Marriott Corp. yesterday raised its offer to buy back a huge block of its stock by $1.50 a share and announced it has completed a deal to sell six of its hotel buildings for $159 million.
Both moves apparently are part of a major restructuring of Marriott's corporate financial structure. Details of the company's strategy are expected to be disclosed in a formal offering that is to be issued today.
Marriott said it would pay $23.50 per share for up to 10.6 million shares of its common stock -- more than one-third of the outstanding shares and nearly 40 percent of the stock that is not owned by members of the Marriott family.
The stock buy-buy will cost the corporation about $250 million, including a 25 cents per share payment to stockbrokers whose clients accept the offer.

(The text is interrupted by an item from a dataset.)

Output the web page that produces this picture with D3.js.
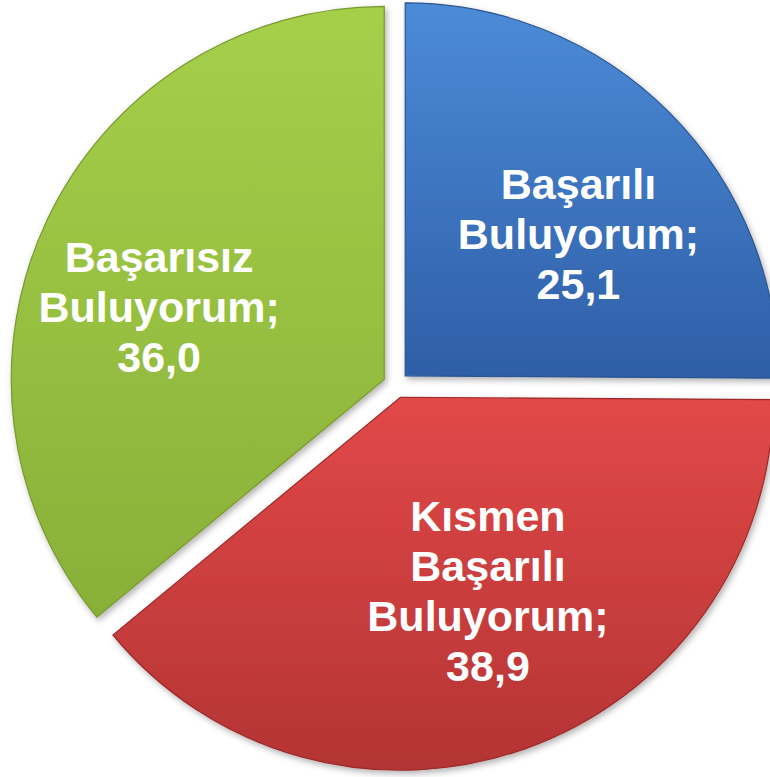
<!DOCTYPE html>
<html lang="tr">
<head>
  <meta charset="UTF-8">
  <title>Başarı Değerlendirmesi</title>
  <script src="https://d3js.org/d3.v7.min.js"></script>
  <style>
    body { margin: 0; background: #fff; }
    .label { font-family: "Liberation Sans", Arial, sans-serif; font-weight: bold; fill: #fff; }
  </style>
</head>
<body>
  <svg id="chart" width="770" height="777"></svg>
  <script>
    // Data
    const categories = ["Başarılı Buluyorum", "Kısmen Başarılı Buluyorum", "Başarısız Buluyorum"];
    const values = [25.1, 38.9, 36.0];

    // Slice colours: top / bottom of gradient, edge
    const topColors = ["#4c8bd8", "#e24848", "#a6cf4a"];
    const bottomColors = ["#2e5ea6", "#b43434", "#89b038"];
    const edgeColors = ["#2a5490", "#9c2a2a", "#78992f"];

    const svg = d3.select("#chart");
    const cx = 396, cy = 385, radius = 373, explode = 13;
    const labelR = 240;
    // small nudges so labels sit where the original placed them
    const labelNudge = [[3, 27], [7, -32], [-8, 30]];

    const defs = svg.append("defs");
    const shadow = defs.append("filter").attr("id", "shadow")
      .attr("x", "-10%").attr("y", "-10%").attr("width", "120%").attr("height", "120%");
    shadow.append("feDropShadow")
      .attr("dx", 2).attr("dy", 3).attr("stdDeviation", 3)
      .attr("flood-color", "#000").attr("flood-opacity", 0.3);

    categories.forEach((c, i) => {
      const lg = defs.append("linearGradient").attr("id", "grad" + i)
        .attr("x1", 0).attr("y1", 0).attr("x2", 0).attr("y2", 1);
      lg.append("stop").attr("offset", "0%").attr("stop-color", topColors[i]);
      lg.append("stop").attr("offset", "100%").attr("stop-color", bottomColors[i]);
    });

    const pie = d3.pie().sort(null).value(d => d);
    const arcs = pie(values);
    const arc = d3.arc().innerRadius(0).outerRadius(radius);
    const labelArc = d3.arc().innerRadius(labelR).outerRadius(labelR);

    const g = svg.append("g").attr("transform", `translate(${cx},${cy})`);

    const slices = g.selectAll(".slice")
      .data(arcs)
      .enter().append("g")
      .attr("class", "slice")
      .attr("transform", d => {
        const a = (d.startAngle + d.endAngle) / 2;
        return `translate(${explode * Math.sin(a)},${-explode * Math.cos(a)})`;
      });

    slices.append("path")
      .attr("d", arc)
      .attr("fill", (d, i) => `url(#grad${i})`)
      .attr("stroke", (d, i) => edgeColors[i])
      .attr("stroke-width", 1.2)
      .attr("filter", "url(#shadow)");

    const fmt = v => v.toFixed(1).replace(".", ",");
    const lineH = 50;

    slices.each(function(d, i) {
      const words = categories[i].split(" ");
      words[words.length - 1] += ";";
      const lines = words.concat([fmt(values[i])]);
      const [lx, ly] = labelArc.centroid(d);
      const x = lx + labelNudge[i][0];
      const y = ly + labelNudge[i][1];
      const t = d3.select(this).append("text")
        .attr("class", "label")
        .attr("text-anchor", "middle")
        .style("font-size", "43px");
      const y0 = y - (lines.length - 1) * lineH / 2 + 15;
      lines.forEach((l, k) => {
        t.append("tspan").attr("x", x).attr("y", y0 + k * lineH).text(l);
      });
    });
  </script>
</body>
</html>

Only a week ago Marriott stunned investors when it announced it would buy back its stock at $22 a share. The company said it would purchase at least 5 million shares and perhaps up to 11 million, depending on the outcome of negotiations to sell some of its hotel properites.
With the completion of the hotel sale, to Equitable Life Assurance Society of the U.S., Marriott raised the price of its offer and aimed for the maximum number of shares.
After the first announcement Marriott shares which had been trading on the New York Stock Exchange for less than $20, immediately jumped to $22 a share. Yesterday's announcement made the stock jump again, to 23 7/8.
The simultaneous purchase of stock and sale of hotels reflect a move by Marriott to reduce its capital needs and rebuild its financial base, Wall Street analysts who follow the company said yesterday.
The moves will increase Marriott's earnings per share of stock dramatically and will sharply boost the company's return on its invested capital.
Improved return on equity has been a key corporate goal of Marriott for several years. It's not that current performance is bad analysts emphasized, it's that the new generation of Marriotts now running the company thinks it could be even better.
Two years ago the company began selling some of the hotel properties it owned and said its plan was to manage hotels owned by other investors.
Marriott said it would rather let other investors put their money into hotel real estate and earn its profits by operating the businesses. That strategy sharply reduced Marriott's need for capital to expand, because hotel and restaurant operations require relatively small cash investments.
The latest hotel sale will free up additional cash, which will be used to reduce the company's debts or to buy back shares.
The hotel properties Marriott is selling include the Tan-Tar-A resort at Lake of the Ozarks, Mo., the Marriott Hotel in downtown Atlanta, and the Rancho Las Palmas resort near Palm Springs, Calif. Also included in the package are three hotels that are still being built, at Anaheim, Calif., Westchester County, N.Y., and Nashville, Tenn. All the hotels will continue to be managed by Marriott and run under the Marriott name, but the insurance company will own the buildings and rent them to Marriott.